Forecasting future cash flows in extreme situations is naturally the most difficult task. In addition to a base case scenario, downside and extreme case scenarios must be considered in order to anticipate any liquidity bottlenecks.

If bottlenecks become apparent, appropriate solutions must be worked out which, in extreme cases, may also include the injection of further equity capital by the private equity fund – and the associated capital calls on the LPs.

Outstanding capital calls

Even if the portfolio companies do not require further equity, the LPs must be able to estimate the volume of further capital calls. While management fees can be calculated easily, capital calls for planned transactions are much more uncertain. Private equity funds have to submit plans without knowing exactly which current transactions will come to a close or which further deals will arise. The corresponding financing requirements cannot usually be estimated definitively either, as LBO financing by banks and debt funds is only possible to a limited extent in times of crisis.

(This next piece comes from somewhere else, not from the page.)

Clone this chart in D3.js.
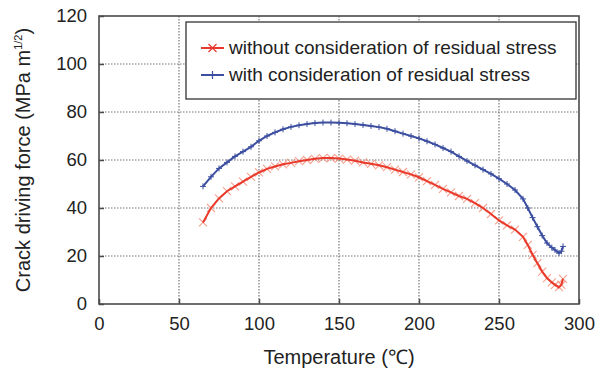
<!DOCTYPE html>
<html><head><meta charset="utf-8">
<script src="https://cdn.jsdelivr.net/npm/d3@7"></script>
<style>body{margin:0;background:#fff}svg{display:block;font-family:"Liberation Sans",Arial,sans-serif}</style>
</head><body><svg id="c" width="608" height="374"></svg>
<script>
const xTicks = [0,50,100,150,200,250,300];
const yTicks = [0,20,40,60,80,100,120];
const seriesNames = ["without consideration of residual stress","with consideration of residual stress"];
const tempWithout = [65,70,75,80,85,90,95,100,105,110,115,120,125,130,135,140,145,150,155,160,165,170,175,180,185,190,195,200,205,210,215,220,225,230,235,240,245,250,255,260,265,268,271,274,277,280,283,285,287.5,289,290];
const forceWithout = [34,40,44,47,49,51,53,54.8,56.3,57.3,58.2,58.8,59.5,60,60.5,60.8,60.8,60.6,60.2,59.7,59,58.4,57.8,57,56,55,54,52.8,51.2,49.6,48,46.5,45,43.8,42,40,37.5,34.8,32.8,31,28,24.6,20.5,17,13.5,10.8,9,8,7,8,10.5];
const tempWith = [65,70,75,80,85,90,95,100,105,110,115,120,125,130,135,140,145,150,155,160,165,170,175,180,185,190,195,200,205,210,215,220,225,230,235,240,245,250,255,260,265,268,271,274,277,280,283,285,287.5,289,290];
const forceWith = [49,53,56.5,59,61.5,63.5,65.5,68,70,71.5,72.8,73.8,74.5,75,75.4,75.6,75.6,75.5,75.3,75,74.6,74.2,73.7,73,72,71,70,69,67.8,66.5,65,63.5,61.5,59.6,57.8,56,54.2,52.2,50,47.5,43.8,40,36,32.2,28.5,25.4,23.5,22.5,21.2,22,24];

const svg = d3.select("#c");
const L=99, R=579, T=16, B=304;
const x = d3.scaleLinear().domain([0,300]).range([L,R]);
const y = d3.scaleLinear().domain([0,120]).range([B,T]);
const axisCol="#4a4a4a", txtCol="#222";
const red="#e8392b", blue="#3c4ea0";

// grid
const g = svg.append("g");
g.selectAll(".gx").data(xTicks.slice(1,-1)).join("line")
 .attr("x1",d=>x(d)).attr("x2",d=>x(d)).attr("y1",T).attr("y2",B)
 .attr("stroke","#777").attr("stroke-width",1.2).attr("stroke-dasharray","1.5,1.5");
g.selectAll(".gy").data(yTicks.slice(1,-1)).join("line")
 .attr("y1",d=>y(d)).attr("y2",d=>y(d)).attr("x1",L).attr("x2",R)
 .attr("stroke","#777").attr("stroke-width",1.2).attr("stroke-dasharray","1.5,1.5");

// axes
const xa = svg.append("g").attr("transform",`translate(0,${B})`)
 .call(d3.axisBottom(x).tickValues(xTicks).tickSize(-5).tickPadding(13).tickFormat(d3.format("d")));
const ya = svg.append("g").attr("transform",`translate(${L},0)`)
 .call(d3.axisLeft(y).tickValues(yTicks).tickSize(-5).tickPadding(12).tickFormat(d3.format("d")));
[xa,ya].forEach(a=>{a.select(".domain").remove();
 a.selectAll("line").attr("stroke",axisCol).attr("stroke-width",1.5);
 a.selectAll("text").attr("fill",txtCol).attr("font-size",18.5).attr("font-family","Liberation Sans, Arial, sans-serif");});
// frame
svg.append("rect").attr("x",L).attr("y",T).attr("width",R-L).attr("height",B-T)
 .attr("fill","none").attr("stroke",axisCol).attr("stroke-width",1.6);

// series
const without = tempWithout.map((t,i)=>({t,v:forceWithout[i]}));
const withR = tempWith.map((t,i)=>({t,v:forceWith[i]}));
const line = d3.line().x(d=>x(d.t)).y(d=>y(d.v));
const crossPath = s=>`M${-s},${-s}L${s},${s}M${-s},${s}L${s},${-s}`;
const plusPath = s=>`M${-s},0L${s},0M0,${-s}L0,${s}`;

svg.append("g").selectAll("path").data(without).join("path")
 .attr("transform",d=>`translate(${x(d.t)},${y(d.v)})`).attr("d",crossPath(4))
 .attr("stroke","#f08a74").attr("stroke-width",1.1).attr("fill","none").attr("opacity",0.8);
svg.append("path").datum(without).attr("d",line).attr("fill","none").attr("stroke",red).attr("stroke-width",2);

svg.append("g").selectAll("path").data(withR).join("path")
 .attr("transform",d=>`translate(${x(d.t)},${y(d.v)})`).attr("d",plusPath(3))
 .attr("stroke",blue).attr("stroke-width",1).attr("fill","none");
svg.append("path").datum(withR).attr("d",line).attr("fill","none").attr("stroke",blue).attr("stroke-width",2);

// legend
const lg = svg.append("g");
lg.append("rect").attr("x",186).attr("y",22).attr("width",390).attr("height",77)
 .attr("fill","#fff").attr("stroke","#333").attr("stroke-width",1.3);
const lcols=[red,blue], lpaths=[crossPath(4),plusPath(4)];
seriesNames.forEach((n,i)=>{
 const yy = 48+27*i;
 lg.append("line").attr("x1",201).attr("x2",224).attr("y1",yy).attr("y2",yy).attr("stroke",lcols[i]).attr("stroke-width",2);
 lg.append("path").attr("transform",`translate(212.5,${yy})`).attr("d",lpaths[i]).attr("stroke",lcols[i]).attr("stroke-width",1.2);
 lg.append("text").attr("x",229).attr("y",yy+5.5).attr("font-size",19).attr("fill",txtCol).text(n);
});

// titles
svg.append("text").attr("x",(L+R)/2).attr("y",364).attr("text-anchor","middle")
 .attr("font-size",20).attr("fill",txtCol).text("Temperature (℃)");
const yt = svg.append("text").attr("transform",`translate(30,${(T+B)/2}) rotate(-90)`)
 .attr("text-anchor","middle").attr("font-size",20).attr("fill",txtCol);
yt.append("tspan").text("Crack driving force (MPa m");
yt.append("tspan").attr("font-size",11).attr("dy",-8).text("1/2");
yt.append("tspan").attr("dy",8).text(")");
</script></body></html>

Nevertheless, private equity funds should provide their LPs with at least a rough estimate of the amount of expected capital calls. For this purpose, it is useful to stagger the cumulative capital calls in order to distinguish visible periods such as the current quarter from comparatively more uncertain, long-term calculations.

With such quantitative forecasts, private equity funds can actively support their LPs in crisis management – even if the corresponding forecasts are associated with certain uncertainties and may therefore have to be revised in future periods.